== Exercise details ==
Skip the pictures. Set down, word for word, the lines from the start of the material up to and including the line with "plt.rcParams['lines.scale_dashes'] = False".

____ Data block

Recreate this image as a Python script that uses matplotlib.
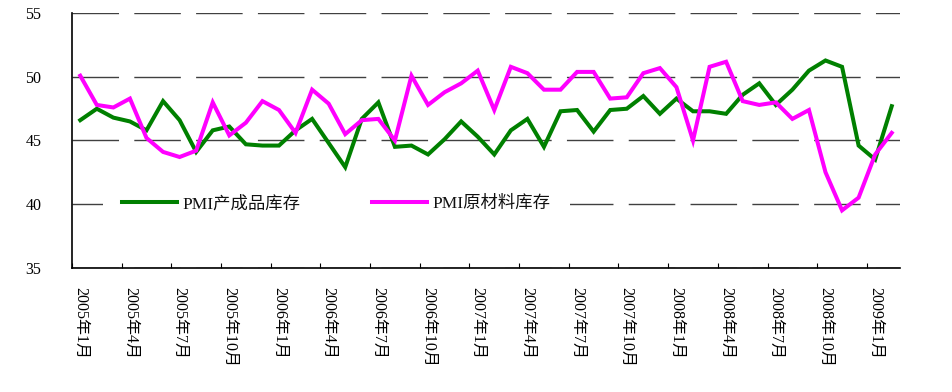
import matplotlib
matplotlib.use("Agg")
import matplotlib.pyplot as plt
import numpy as np

plt.rcParams['font.family'] = ['Liberation Serif', 'Noto Sans CJK SC']
plt.rcParams['lines.scale_dashes'] = False

# monthly PMI inventory sub-indices, 2005-01 .. 2009-02
finished_goods = [46.6, 47.5, 46.8, 46.5, 45.8, 48.1, 46.6, 44.1, 45.8, 46.1,
                  44.7, 44.6, 44.6, 45.8, 46.7, 44.8, 42.9, 46.7, 48.0, 44.5,
                  44.6, 43.9, 45.1, 46.5, 45.3, 43.9, 45.8, 46.7, 44.5, 47.3,
                  47.4, 45.7, 47.4, 47.5, 48.5, 47.1, 48.3, 47.3, 47.3, 47.1,
                  48.6, 49.5, 47.8, 49.0, 50.5, 51.3, 50.8, 44.6, 43.5, 47.7]
raw_materials = [50.1, 47.8, 47.6, 48.3, 45.2, 44.1, 43.7, 44.2, 48.0, 45.4,
                 46.4, 48.1, 47.4, 45.6, 49.0, 47.9, 45.5, 46.6, 46.7, 45.0,
                 50.1, 47.8, 48.8, 49.5, 50.5, 47.4, 50.8, 50.3, 49.0, 49.0,
                 50.4, 50.4, 48.3, 48.4, 50.3, 50.7, 49.2, 45.0, 50.8, 51.2,
                 48.1, 47.8, 48.0, 46.7, 47.4, 42.5, 39.5, 40.5, 43.9, 45.6]
tick_labels = ["2005年1月", "2005年4月", "2005年7月", "2005年10月",
               "2006年1月", "2006年4月", "2006年7月", "2006年10月",
               "2007年1月", "2007年4月", "2007年7月", "2007年10月",
               "2008年1月", "2008年4月", "2008年7月", "2008年10月",
               "2009年1月"]
series_names = ["PMI产成品库存", "PMI原材料库存"]

x = np.arange(len(finished_goods))

fig = plt.figure(figsize=(9.52, 3.92), dpi=100)
ax = fig.add_axes([0.0756, 0.3176, 0.8698, 0.648])

ax.plot(x, finished_goods, color='#008000', lw=2.9, label=series_names[0],
        solid_joinstyle='miter', zorder=3)
ax.plot(x, raw_materials, color='#FF00FF', lw=2.9, label=series_names[1],
        solid_joinstyle='miter', zorder=3)

ax.set_xlim(-0.5, len(x) - 0.5)
ax.set_ylim(35, 55)
ax.set_yticks([35, 40, 45, 50, 55])
ax.tick_params(axis='y', length=0, pad=22, labelsize=11.5)

# labels on every third month, short inward ticks on category boundaries
label_pos = x[::3]
ax.set_xticks(label_pos)
ax.set_xticklabels(tick_labels, rotation=270, fontsize=11.5, va='top', ha='center')
ax.tick_params(axis='x', which='major', length=0, pad=14)
ax.set_xticks(label_pos - 0.5, minor=True)
ax.tick_params(axis='x', which='minor', direction='in', length=3.5, width=0.8)

ax.yaxis.grid(True, color='#404040', lw=1.0, linestyle=(0, (33.5, 11.0)))
ax.set_axisbelow(True)

for side in ['top', 'right']:
    ax.spines[side].set_visible(False)
for side in ['left', 'bottom']:
    ax.spines[side].set_linewidth(1.2)
    ax.spines[side].set_color('black')

leg = ax.legend(loc='center left', bbox_to_anchor=(0.0374, 0.25), ncol=2,
                frameon=True, facecolor='white', edgecolor='none', framealpha=1,
                fontsize=12.5, handlelength=3.15, handletextpad=0.35,
                columnspacing=4.1, borderpad=1.1, borderaxespad=0)
for t in leg.get_texts():
    t.set_color('#111111')

fig.savefig("out.png", dpi=100)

________

== Problem solution ==
Recreate this image as a Python script that uses matplotlib.
import matplotlib
matplotlib.use("Agg")
import matplotlib.pyplot as plt
import numpy as np

plt.rcParams['font.family'] = ['Liberation Serif', 'Noto Sans CJK SC']
plt.rcParams['lines.scale_dashes'] = False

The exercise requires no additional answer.